N. S : Trop de films, pas assez de bons films. Paris est la ville du monde où se montrent le plus de films mais le cinéma est devenu un médium parmi beaucoup d'autres. Il y a souvent plus d'invention dans les séries de télévision américaines, dont le système de production me paraît assez proche de celui de l'âge d'or des studios hollywoodiens. Tandis qu'au cinéma, nous assistons à une surenchère dans les effets spéciaux, la longueur des films...
Le public a changé? Les films ont perdu en qualité?
P. B : Oui. Le public, américain d'abord, n'a plus la même exigence. Rendez-vous compte que Le Grand Sommeil (Howard Hawks, 1946), film incompréhensible et bavard dialogué par William Faulkner, fut un grand succès! Le Portrait de Dorian Gray (Albert Lewin, 1945) aussi ! L'un des problèmes actuels, c'est l'image de synthèse : on pourrait techniquement "tourner" un film interprété par Marilyn Monroe et Humphrey Bogart en images de synthèse !
N. S :Peter Jackson les maîtrise plutôt bien dans son remake de King Kong (2005).
P. B : Qui dure deux fois plus longtemps que l'original, sans jamais le surpasser en émotion.
Comment expliquez-vous l'universalité du cinéma hollywoodien?

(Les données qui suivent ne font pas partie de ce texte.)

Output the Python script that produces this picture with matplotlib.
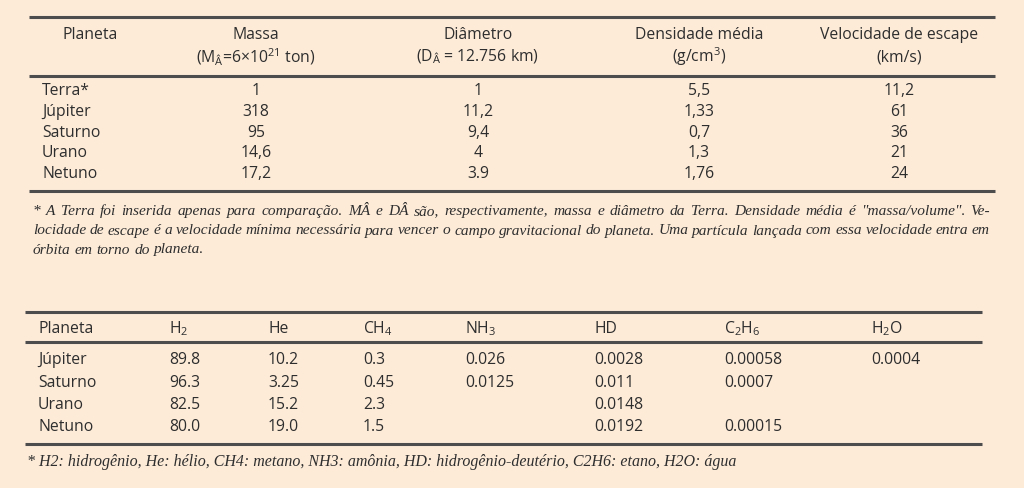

P. B : Mais parce que ceux qui l'ont créé, les Zukor, les Lasky, les Goldwyn, les Mayer étaient à l'origine des juifs d'Europe centrale pauvres et affamés de culture, et qu'ils étaient soucieux de plaire à tous. Samuel Goldwyn a voulu réunir les grands écrivains de son temps en un club. Il a fait le voyage à Londres pour solliciter George Bernard Shaw ; celui-ci lui a répondu : "Nous ne pouvons pas faire affaire. Vous vous intéressez à l'art et moi à l'argent!"
N. S : À l'époque, on ne prétendait pas produire des films pour le public. Cela allait de soi.
Le niveau a baissé?
P. B : À l'époque des studios, une quarantaine de grands cinéastes travaillaient régulièrement. Combien aujourd'hui? Des cinématographies entières se sont effondrées, en Scandinavie, en Italie. Mais d'autres ont émergé en Iran ou en Chine.